Figure scripts
——

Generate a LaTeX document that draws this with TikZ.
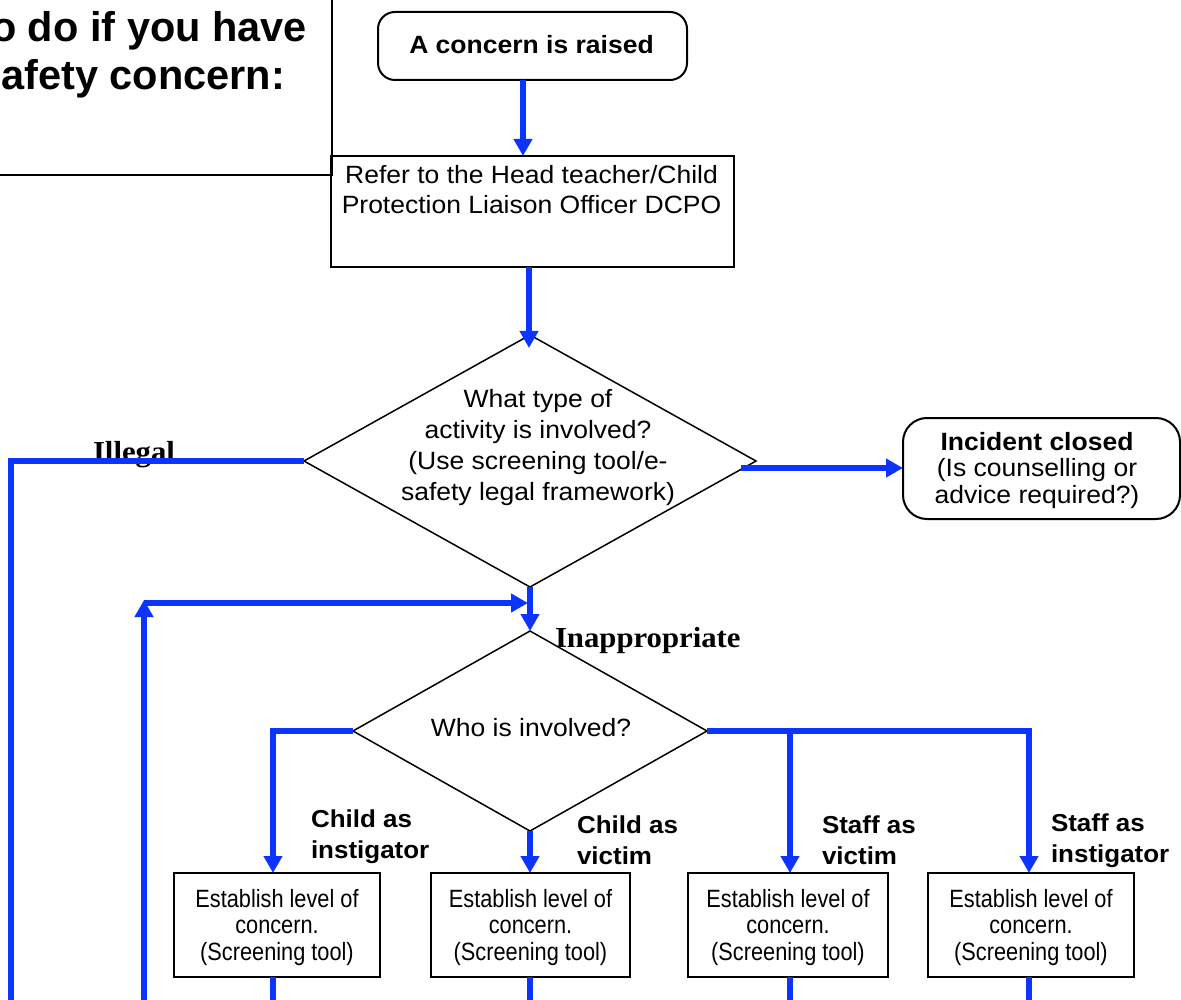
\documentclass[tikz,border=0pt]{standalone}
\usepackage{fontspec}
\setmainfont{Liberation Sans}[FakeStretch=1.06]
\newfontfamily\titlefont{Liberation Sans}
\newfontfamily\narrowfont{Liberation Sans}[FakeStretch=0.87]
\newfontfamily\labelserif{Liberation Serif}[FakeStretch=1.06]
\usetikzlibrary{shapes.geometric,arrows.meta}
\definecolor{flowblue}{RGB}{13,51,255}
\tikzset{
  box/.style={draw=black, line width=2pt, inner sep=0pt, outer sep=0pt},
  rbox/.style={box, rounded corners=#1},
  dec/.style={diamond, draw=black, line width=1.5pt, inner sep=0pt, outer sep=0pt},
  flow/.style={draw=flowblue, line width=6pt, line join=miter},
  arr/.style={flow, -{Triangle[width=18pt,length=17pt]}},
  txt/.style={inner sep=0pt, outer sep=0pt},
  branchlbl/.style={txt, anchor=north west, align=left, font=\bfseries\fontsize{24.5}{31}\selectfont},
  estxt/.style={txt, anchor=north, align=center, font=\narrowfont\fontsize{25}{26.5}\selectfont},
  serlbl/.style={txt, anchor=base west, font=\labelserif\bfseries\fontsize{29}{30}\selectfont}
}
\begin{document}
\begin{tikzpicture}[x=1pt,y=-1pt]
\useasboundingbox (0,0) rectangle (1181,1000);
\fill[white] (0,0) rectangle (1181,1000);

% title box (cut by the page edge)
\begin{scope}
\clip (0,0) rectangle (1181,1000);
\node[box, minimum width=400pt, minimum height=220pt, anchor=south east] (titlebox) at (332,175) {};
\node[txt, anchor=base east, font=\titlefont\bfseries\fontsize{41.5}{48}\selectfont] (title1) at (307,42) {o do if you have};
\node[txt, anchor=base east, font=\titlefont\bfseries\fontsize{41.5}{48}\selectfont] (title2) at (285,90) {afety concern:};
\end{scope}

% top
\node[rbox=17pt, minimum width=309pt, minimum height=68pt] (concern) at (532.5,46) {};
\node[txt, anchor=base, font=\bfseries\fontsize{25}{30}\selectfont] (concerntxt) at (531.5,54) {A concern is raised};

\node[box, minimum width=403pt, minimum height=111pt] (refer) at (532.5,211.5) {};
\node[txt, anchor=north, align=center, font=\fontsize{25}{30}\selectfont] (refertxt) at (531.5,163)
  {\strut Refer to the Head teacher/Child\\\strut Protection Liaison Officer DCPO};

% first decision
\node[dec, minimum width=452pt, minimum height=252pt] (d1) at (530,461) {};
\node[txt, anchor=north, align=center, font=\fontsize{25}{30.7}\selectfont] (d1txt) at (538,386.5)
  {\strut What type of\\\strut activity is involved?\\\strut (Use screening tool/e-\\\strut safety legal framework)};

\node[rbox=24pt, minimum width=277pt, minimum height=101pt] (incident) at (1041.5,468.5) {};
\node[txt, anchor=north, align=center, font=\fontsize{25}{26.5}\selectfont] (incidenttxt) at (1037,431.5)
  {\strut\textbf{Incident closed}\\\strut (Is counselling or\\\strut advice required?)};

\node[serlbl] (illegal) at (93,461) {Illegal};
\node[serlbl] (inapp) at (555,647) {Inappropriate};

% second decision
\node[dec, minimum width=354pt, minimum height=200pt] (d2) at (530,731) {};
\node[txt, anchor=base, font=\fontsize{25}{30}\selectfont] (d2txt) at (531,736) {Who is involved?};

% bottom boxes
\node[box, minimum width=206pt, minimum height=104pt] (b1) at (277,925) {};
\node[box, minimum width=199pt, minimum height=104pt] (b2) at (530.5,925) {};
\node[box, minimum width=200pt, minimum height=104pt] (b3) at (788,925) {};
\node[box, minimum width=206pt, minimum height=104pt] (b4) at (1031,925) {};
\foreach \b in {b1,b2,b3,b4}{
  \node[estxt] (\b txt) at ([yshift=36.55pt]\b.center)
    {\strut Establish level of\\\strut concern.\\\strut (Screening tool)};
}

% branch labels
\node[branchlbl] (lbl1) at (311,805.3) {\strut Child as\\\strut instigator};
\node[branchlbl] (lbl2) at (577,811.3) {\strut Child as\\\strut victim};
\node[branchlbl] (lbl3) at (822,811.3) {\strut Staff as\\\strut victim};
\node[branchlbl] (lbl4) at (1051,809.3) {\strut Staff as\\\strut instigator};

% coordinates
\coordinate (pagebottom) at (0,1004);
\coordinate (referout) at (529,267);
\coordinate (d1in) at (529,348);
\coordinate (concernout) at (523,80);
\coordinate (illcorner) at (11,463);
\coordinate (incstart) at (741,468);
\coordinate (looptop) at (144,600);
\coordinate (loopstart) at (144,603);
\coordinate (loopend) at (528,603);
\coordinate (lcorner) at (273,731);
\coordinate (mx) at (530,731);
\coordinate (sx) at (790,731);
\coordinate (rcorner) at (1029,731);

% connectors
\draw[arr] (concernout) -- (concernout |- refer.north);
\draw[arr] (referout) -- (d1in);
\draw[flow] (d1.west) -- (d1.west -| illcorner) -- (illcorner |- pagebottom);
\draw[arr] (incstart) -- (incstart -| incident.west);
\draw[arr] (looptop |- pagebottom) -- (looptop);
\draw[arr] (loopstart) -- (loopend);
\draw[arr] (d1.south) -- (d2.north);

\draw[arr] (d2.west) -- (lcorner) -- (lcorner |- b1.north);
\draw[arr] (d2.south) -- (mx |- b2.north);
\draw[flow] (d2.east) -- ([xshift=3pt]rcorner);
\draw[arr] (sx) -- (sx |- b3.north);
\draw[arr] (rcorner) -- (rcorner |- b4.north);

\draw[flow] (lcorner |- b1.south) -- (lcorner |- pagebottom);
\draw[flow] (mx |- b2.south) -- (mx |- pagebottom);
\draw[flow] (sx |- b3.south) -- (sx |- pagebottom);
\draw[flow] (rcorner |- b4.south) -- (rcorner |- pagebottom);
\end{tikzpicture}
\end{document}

——

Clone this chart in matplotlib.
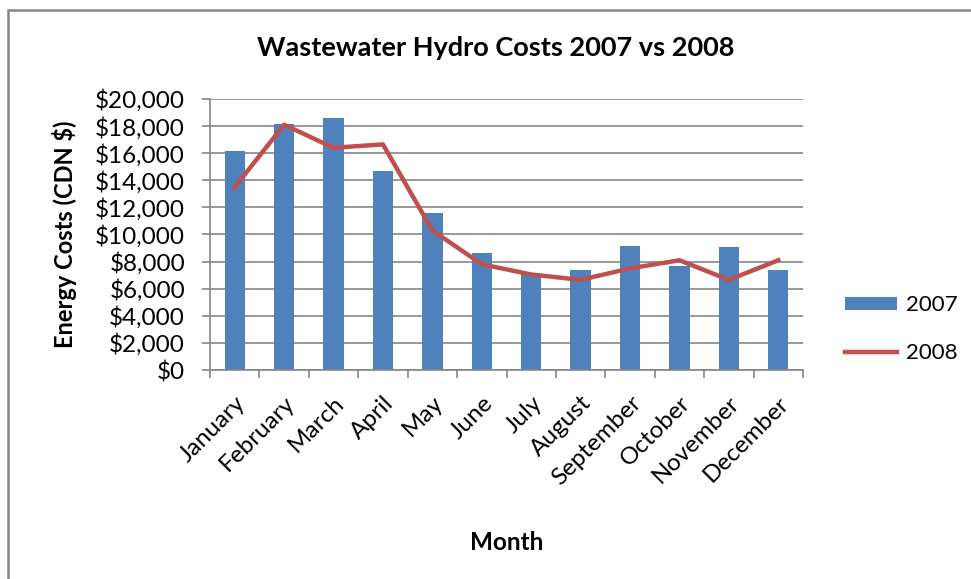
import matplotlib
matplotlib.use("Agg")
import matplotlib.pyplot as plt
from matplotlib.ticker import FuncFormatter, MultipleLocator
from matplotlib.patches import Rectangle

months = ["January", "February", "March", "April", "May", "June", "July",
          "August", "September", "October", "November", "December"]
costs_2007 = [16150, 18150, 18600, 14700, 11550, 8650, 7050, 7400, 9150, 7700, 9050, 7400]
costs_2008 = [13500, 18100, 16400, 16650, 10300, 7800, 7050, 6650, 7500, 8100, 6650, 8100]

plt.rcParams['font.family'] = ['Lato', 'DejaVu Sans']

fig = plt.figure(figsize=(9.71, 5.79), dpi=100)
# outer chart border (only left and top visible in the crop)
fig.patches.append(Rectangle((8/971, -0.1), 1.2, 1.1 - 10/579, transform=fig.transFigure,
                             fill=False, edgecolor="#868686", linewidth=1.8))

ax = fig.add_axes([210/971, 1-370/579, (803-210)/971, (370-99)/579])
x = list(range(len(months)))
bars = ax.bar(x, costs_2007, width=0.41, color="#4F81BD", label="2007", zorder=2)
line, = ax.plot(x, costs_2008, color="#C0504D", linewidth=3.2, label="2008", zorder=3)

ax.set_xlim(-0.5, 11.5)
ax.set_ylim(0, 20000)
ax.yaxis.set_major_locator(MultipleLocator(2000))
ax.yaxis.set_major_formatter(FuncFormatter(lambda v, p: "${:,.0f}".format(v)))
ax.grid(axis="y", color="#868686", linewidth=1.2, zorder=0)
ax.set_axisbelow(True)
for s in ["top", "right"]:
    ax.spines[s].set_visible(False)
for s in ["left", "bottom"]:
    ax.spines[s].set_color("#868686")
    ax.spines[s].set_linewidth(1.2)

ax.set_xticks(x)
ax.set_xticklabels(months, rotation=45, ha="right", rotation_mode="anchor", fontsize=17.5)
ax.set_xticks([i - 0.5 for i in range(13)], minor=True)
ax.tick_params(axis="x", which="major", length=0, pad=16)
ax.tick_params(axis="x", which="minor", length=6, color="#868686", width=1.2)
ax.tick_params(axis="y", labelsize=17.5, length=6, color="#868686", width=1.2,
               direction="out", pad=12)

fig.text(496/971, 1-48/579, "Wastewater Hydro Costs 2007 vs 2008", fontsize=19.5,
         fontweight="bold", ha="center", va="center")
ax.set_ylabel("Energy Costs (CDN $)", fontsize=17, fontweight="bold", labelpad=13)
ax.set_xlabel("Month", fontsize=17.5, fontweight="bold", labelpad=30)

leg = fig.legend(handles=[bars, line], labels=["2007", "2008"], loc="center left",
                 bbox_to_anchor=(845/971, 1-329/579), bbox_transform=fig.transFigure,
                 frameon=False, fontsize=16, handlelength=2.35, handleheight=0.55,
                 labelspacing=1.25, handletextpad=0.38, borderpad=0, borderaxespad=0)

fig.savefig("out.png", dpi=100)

——

[Directive]
Above are the records. Print exactly the lines from the one containing "Clone this chart in matplotlib." to the one containing "plt.rcParams['font.family'] = ['Lato', 'DejaVu", both included, and nothing else; pictures are excluded.

[Full output]
Clone this chart in matplotlib.
import matplotlib
matplotlib.use("Agg")
import matplotlib.pyplot as plt
from matplotlib.ticker import FuncFormatter, MultipleLocator
from matplotlib.patches import Rectangle

months = ["January", "February", "March", "April", "May", "June", "July",
          "August", "September", "October", "November", "December"]
costs_2007 = [16150, 18150, 18600, 14700, 11550, 8650, 7050, 7400, 9150, 7700, 9050, 7400]
costs_2008 = [13500, 18100, 16400, 16650, 10300, 7800, 7050, 6650, 7500, 8100, 6650, 8100]

plt.rcParams['font.family'] = ['Lato', 'DejaVu Sans']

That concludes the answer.